Starting at the first line of the listing below, repeat each line up to and including the one containing "(pn-f3) at (95.3,419)". Leave out pictures.

**Extracted records:**

<<<<

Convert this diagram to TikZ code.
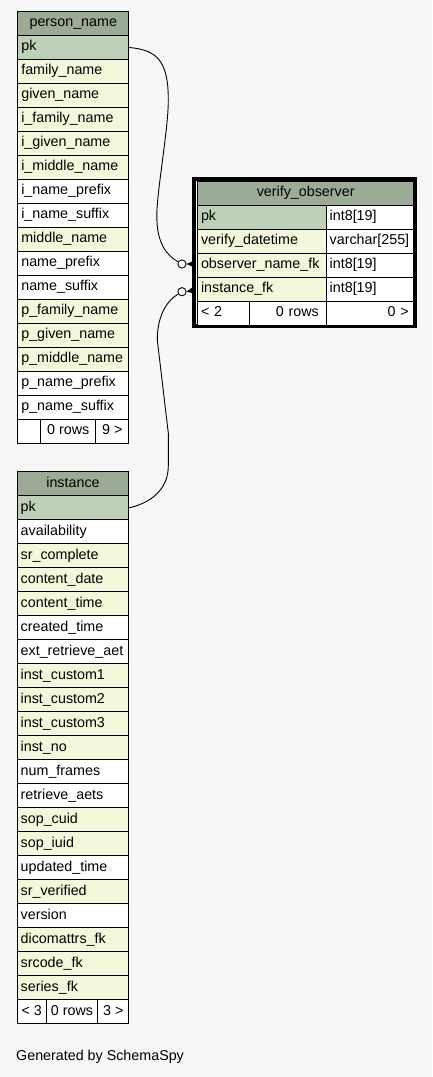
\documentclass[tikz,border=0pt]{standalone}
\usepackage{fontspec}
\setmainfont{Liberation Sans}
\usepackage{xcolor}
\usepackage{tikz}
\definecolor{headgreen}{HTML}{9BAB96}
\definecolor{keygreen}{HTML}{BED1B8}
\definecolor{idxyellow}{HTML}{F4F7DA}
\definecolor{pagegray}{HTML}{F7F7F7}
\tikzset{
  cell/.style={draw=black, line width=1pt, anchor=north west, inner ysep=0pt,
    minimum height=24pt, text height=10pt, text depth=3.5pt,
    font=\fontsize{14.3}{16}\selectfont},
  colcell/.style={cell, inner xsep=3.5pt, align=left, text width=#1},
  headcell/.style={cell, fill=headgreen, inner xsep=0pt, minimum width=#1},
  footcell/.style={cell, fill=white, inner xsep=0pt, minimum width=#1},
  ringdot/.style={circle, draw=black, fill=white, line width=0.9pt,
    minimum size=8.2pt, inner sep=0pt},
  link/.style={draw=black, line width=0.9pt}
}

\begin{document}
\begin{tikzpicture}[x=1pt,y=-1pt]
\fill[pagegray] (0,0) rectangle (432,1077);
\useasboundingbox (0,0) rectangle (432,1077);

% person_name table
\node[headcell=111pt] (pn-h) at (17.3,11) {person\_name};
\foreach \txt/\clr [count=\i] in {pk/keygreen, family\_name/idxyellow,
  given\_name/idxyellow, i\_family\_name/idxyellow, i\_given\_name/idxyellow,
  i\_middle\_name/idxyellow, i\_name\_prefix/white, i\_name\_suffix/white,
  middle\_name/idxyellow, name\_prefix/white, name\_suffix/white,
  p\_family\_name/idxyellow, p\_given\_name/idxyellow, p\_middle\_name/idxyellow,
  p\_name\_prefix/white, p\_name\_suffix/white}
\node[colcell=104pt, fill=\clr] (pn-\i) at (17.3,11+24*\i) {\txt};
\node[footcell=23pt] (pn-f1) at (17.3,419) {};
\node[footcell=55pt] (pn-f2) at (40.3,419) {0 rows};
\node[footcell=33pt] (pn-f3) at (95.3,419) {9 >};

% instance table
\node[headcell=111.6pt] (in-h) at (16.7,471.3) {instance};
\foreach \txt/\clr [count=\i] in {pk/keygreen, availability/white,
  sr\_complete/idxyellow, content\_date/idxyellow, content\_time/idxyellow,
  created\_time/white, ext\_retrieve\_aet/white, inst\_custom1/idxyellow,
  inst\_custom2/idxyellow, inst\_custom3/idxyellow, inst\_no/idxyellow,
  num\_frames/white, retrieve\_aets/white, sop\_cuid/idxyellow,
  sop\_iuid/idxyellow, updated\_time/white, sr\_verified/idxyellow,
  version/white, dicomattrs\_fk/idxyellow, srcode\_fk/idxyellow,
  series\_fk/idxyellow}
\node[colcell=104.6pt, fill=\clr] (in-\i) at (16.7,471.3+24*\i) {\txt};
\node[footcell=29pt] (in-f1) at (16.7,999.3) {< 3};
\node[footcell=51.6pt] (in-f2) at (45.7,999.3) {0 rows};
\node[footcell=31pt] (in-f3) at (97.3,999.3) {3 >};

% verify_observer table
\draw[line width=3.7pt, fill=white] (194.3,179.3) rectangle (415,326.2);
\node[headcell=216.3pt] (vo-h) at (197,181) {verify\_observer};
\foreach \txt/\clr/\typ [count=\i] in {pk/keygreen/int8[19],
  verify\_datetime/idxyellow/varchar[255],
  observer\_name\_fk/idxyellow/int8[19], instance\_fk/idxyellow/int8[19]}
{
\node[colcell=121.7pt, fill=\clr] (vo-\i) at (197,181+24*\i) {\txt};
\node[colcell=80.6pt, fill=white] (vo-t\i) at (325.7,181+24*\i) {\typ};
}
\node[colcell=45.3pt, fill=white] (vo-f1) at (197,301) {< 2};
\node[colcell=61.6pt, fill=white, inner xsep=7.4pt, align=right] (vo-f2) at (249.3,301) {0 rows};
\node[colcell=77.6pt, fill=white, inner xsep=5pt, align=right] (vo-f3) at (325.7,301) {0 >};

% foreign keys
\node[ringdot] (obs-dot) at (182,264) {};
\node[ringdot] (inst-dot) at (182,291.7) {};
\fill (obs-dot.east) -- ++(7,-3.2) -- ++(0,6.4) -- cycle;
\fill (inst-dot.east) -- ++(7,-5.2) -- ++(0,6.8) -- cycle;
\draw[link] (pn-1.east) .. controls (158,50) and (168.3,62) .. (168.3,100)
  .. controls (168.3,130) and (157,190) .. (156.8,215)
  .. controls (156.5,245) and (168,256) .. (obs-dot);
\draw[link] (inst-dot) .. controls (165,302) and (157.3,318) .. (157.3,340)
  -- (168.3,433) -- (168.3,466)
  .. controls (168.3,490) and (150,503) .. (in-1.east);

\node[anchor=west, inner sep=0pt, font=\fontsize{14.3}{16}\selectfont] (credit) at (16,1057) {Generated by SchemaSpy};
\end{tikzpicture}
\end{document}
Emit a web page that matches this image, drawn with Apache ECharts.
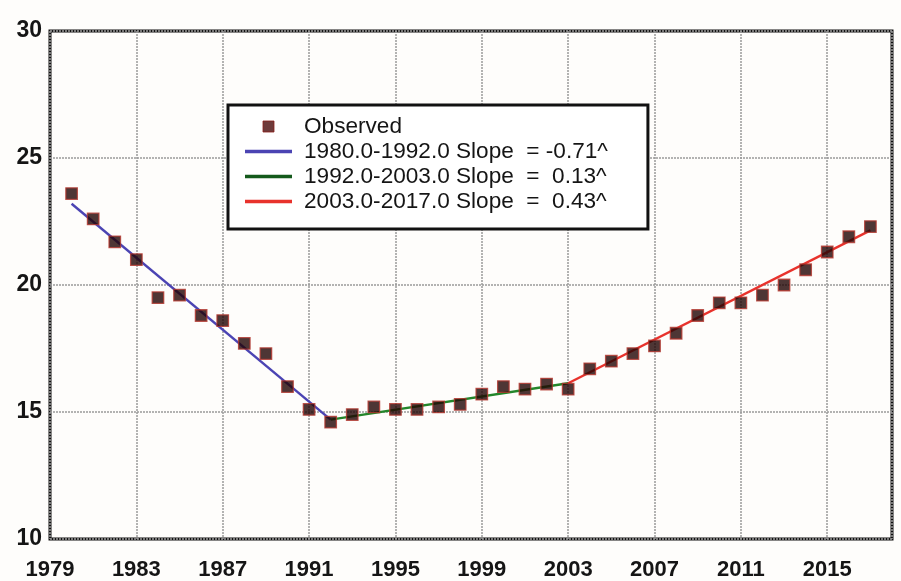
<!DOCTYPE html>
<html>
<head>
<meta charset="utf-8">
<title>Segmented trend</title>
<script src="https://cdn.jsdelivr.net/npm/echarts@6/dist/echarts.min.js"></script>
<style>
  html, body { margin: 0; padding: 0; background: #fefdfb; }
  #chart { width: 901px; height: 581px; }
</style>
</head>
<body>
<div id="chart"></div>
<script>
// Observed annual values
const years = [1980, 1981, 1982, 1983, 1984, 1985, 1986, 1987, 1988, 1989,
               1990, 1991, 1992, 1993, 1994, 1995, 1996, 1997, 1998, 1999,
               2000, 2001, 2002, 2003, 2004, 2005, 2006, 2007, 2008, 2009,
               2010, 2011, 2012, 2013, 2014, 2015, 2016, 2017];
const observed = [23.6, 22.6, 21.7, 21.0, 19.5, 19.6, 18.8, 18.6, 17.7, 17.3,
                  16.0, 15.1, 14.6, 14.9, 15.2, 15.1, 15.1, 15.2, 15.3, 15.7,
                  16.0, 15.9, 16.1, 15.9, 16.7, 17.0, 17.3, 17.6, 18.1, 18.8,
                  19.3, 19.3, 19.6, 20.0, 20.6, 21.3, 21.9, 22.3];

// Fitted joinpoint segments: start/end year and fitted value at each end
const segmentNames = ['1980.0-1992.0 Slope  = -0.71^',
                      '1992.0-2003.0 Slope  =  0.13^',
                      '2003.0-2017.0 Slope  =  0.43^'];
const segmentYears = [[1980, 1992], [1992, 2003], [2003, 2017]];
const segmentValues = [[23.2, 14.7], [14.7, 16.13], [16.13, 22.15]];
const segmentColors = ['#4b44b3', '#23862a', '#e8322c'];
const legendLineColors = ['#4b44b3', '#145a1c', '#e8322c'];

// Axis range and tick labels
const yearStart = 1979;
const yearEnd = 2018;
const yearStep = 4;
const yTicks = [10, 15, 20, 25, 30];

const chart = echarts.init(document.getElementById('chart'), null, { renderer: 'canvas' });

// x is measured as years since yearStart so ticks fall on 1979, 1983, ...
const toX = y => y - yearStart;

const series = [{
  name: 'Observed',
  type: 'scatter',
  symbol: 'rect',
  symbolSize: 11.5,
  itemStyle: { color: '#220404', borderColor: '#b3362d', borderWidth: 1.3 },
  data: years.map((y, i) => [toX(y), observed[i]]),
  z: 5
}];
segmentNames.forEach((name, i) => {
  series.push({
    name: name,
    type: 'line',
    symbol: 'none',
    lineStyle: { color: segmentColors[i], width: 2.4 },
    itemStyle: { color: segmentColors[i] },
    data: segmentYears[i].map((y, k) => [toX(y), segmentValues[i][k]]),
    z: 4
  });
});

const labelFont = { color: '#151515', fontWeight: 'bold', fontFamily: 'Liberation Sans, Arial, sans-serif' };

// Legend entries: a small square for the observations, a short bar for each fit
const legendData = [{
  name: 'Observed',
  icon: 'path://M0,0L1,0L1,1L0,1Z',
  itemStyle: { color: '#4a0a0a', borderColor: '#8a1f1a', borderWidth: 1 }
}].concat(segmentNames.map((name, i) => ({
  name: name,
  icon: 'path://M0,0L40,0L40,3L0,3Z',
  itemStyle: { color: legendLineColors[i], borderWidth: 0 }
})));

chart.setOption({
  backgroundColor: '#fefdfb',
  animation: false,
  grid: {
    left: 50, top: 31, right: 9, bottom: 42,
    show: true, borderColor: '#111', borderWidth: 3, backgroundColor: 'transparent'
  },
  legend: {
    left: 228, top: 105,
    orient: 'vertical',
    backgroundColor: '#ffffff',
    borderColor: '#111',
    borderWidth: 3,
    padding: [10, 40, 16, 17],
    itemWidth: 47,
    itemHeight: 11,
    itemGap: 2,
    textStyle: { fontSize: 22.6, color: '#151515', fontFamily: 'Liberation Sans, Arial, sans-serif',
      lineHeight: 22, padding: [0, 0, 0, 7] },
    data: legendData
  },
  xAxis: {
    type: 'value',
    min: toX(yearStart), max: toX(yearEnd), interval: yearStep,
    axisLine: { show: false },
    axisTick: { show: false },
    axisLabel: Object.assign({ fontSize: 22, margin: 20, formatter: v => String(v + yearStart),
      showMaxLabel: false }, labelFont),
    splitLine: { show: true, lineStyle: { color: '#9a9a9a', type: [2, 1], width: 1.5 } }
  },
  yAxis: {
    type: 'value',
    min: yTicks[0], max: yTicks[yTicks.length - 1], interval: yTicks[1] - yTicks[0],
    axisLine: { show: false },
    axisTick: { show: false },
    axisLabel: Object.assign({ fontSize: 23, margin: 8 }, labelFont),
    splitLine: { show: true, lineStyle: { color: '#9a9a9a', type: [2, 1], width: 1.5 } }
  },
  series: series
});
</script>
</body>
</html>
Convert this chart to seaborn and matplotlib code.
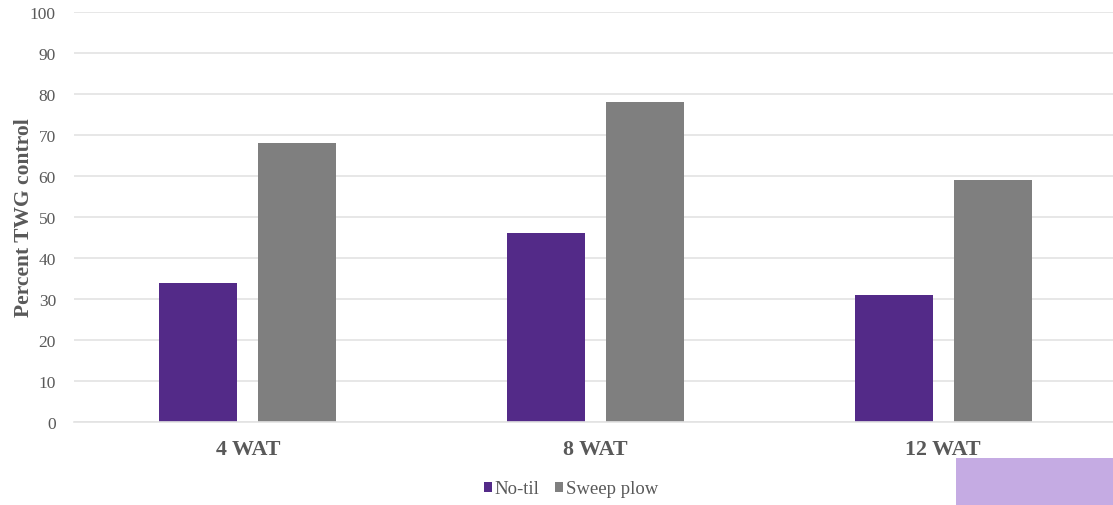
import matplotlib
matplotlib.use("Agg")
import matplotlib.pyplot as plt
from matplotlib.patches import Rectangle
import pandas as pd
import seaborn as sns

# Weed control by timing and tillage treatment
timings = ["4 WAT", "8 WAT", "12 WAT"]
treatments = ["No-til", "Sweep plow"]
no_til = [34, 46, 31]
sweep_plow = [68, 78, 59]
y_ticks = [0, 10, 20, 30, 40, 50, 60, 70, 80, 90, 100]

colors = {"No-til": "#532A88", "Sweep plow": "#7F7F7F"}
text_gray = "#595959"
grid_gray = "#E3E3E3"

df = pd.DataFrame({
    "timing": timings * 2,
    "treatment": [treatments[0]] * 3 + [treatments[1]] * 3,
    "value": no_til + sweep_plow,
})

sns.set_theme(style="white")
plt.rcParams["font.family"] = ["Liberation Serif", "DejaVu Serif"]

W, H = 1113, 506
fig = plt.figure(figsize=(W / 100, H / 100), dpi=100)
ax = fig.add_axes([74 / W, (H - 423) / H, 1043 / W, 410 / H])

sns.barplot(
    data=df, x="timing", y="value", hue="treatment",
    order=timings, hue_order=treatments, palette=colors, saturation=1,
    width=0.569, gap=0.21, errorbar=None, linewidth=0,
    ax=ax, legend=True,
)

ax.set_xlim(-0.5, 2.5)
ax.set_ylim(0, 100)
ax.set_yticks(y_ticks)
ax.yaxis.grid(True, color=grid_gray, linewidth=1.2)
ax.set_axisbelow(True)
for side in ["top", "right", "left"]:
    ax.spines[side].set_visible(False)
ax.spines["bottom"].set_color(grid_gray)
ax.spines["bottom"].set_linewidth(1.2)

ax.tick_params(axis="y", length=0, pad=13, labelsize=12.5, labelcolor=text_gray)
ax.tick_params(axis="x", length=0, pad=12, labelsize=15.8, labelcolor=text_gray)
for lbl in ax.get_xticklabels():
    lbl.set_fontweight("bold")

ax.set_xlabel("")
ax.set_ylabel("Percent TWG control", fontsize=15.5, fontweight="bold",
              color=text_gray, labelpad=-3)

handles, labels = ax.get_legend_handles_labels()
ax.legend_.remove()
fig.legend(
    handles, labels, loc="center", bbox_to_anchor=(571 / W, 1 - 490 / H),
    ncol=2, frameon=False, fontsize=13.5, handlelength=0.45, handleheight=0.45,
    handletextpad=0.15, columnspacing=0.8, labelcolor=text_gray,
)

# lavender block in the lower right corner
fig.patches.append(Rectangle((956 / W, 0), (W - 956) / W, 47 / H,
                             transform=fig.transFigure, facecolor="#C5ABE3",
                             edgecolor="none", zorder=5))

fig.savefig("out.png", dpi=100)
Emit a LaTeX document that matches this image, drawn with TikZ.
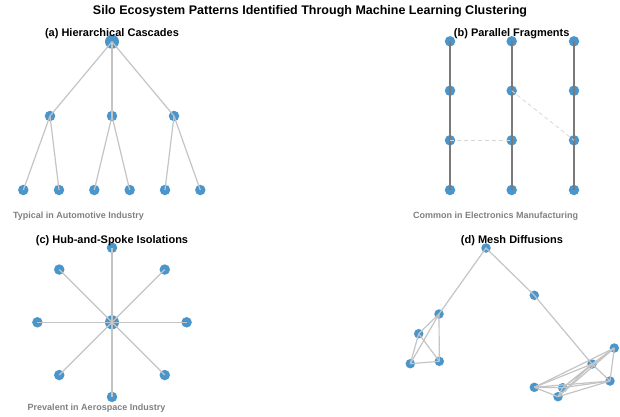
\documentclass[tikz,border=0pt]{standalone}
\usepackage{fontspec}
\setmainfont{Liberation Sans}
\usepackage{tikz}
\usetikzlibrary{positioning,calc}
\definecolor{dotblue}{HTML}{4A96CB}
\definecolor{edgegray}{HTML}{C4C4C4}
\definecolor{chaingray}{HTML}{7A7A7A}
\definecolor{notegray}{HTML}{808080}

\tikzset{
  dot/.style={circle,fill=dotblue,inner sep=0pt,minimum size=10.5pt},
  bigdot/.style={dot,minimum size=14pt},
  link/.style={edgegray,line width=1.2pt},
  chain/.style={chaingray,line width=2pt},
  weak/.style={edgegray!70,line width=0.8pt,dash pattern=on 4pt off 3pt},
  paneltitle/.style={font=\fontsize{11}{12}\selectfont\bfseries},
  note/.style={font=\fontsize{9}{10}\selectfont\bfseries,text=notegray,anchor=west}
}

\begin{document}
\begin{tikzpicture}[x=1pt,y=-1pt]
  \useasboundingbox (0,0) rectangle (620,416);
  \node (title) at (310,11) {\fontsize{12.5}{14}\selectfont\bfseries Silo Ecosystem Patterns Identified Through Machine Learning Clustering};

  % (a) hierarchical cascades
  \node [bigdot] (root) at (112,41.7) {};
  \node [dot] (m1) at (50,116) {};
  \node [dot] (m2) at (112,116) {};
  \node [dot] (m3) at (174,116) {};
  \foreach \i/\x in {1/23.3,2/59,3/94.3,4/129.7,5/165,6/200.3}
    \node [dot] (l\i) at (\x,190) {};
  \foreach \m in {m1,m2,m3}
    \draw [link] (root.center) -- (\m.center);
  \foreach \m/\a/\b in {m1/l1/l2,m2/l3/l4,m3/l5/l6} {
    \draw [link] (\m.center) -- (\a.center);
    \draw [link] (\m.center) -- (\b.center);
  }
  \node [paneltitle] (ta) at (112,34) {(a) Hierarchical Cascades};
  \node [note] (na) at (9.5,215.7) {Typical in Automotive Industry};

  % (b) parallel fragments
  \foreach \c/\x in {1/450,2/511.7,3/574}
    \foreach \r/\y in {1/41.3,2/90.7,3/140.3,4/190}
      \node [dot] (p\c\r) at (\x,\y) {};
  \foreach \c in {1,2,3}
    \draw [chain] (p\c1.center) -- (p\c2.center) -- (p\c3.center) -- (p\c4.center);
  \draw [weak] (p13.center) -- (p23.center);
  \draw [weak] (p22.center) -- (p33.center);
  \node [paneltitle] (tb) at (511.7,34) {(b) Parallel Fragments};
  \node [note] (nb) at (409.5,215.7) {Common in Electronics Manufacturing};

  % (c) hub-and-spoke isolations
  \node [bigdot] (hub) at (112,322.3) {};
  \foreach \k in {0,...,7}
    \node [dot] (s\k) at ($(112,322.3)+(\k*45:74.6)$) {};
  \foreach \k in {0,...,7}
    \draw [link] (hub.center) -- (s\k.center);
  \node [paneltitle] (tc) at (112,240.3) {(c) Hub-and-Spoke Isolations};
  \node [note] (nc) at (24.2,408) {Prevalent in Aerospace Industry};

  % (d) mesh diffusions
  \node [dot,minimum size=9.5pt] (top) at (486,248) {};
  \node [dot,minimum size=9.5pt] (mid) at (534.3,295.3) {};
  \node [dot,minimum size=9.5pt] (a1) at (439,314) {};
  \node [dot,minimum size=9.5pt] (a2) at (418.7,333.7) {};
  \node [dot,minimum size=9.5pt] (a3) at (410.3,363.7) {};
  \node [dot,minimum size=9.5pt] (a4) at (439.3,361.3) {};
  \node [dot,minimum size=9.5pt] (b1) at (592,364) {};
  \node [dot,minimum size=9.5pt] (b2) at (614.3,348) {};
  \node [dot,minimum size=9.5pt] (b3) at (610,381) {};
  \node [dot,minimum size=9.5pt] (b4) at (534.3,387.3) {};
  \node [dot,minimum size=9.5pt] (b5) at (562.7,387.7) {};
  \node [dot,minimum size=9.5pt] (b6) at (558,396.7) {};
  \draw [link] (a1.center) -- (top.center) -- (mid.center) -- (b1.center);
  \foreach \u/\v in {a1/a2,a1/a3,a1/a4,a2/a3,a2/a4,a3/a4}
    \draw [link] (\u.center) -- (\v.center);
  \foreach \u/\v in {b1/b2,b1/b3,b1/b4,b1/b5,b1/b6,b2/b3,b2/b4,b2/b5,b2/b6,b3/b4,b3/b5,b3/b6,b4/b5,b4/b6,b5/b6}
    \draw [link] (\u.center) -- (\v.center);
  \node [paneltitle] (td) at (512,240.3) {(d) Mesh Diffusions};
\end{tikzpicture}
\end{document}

>>>>

**Task output:**
Convert this diagram to TikZ code.
\documentclass[tikz,border=0pt]{standalone}
\usepackage{fontspec}
\setmainfont{Liberation Sans}
\usepackage{xcolor}
\usepackage{tikz}
\definecolor{headgreen}{HTML}{9BAB96}
\definecolor{keygreen}{HTML}{BED1B8}
\definecolor{idxyellow}{HTML}{F4F7DA}
\definecolor{pagegray}{HTML}{F7F7F7}
\tikzset{
  cell/.style={draw=black, line width=1pt, anchor=north west, inner ysep=0pt,
    minimum height=24pt, text height=10pt, text depth=3.5pt,
    font=\fontsize{14.3}{16}\selectfont},
  colcell/.style={cell, inner xsep=3.5pt, align=left, text width=#1},
  headcell/.style={cell, fill=headgreen, inner xsep=0pt, minimum width=#1},
  footcell/.style={cell, fill=white, inner xsep=0pt, minimum width=#1},
  ringdot/.style={circle, draw=black, fill=white, line width=0.9pt,
    minimum size=8.2pt, inner sep=0pt},
  link/.style={draw=black, line width=0.9pt}
}

\begin{document}
\begin{tikzpicture}[x=1pt,y=-1pt]
\fill[pagegray] (0,0) rectangle (432,1077);
\useasboundingbox (0,0) rectangle (432,1077);

% person_name table
\node[headcell=111pt] (pn-h) at (17.3,11) {person\_name};
\foreach \txt/\clr [count=\i] in {pk/keygreen, family\_name/idxyellow,
  given\_name/idxyellow, i\_family\_name/idxyellow, i\_given\_name/idxyellow,
  i\_middle\_name/idxyellow, i\_name\_prefix/white, i\_name\_suffix/white,
  middle\_name/idxyellow, name\_prefix/white, name\_suffix/white,
  p\_family\_name/idxyellow, p\_given\_name/idxyellow, p\_middle\_name/idxyellow,
  p\_name\_prefix/white, p\_name\_suffix/white}
\node[colcell=104pt, fill=\clr] (pn-\i) at (17.3,11+24*\i) {\txt};
\node[footcell=23pt] (pn-f1) at (17.3,419) {};
\node[footcell=55pt] (pn-f2) at (40.3,419) {0 rows};
\node[footcell=33pt] (pn-f3) at (95.3,419) {9 >};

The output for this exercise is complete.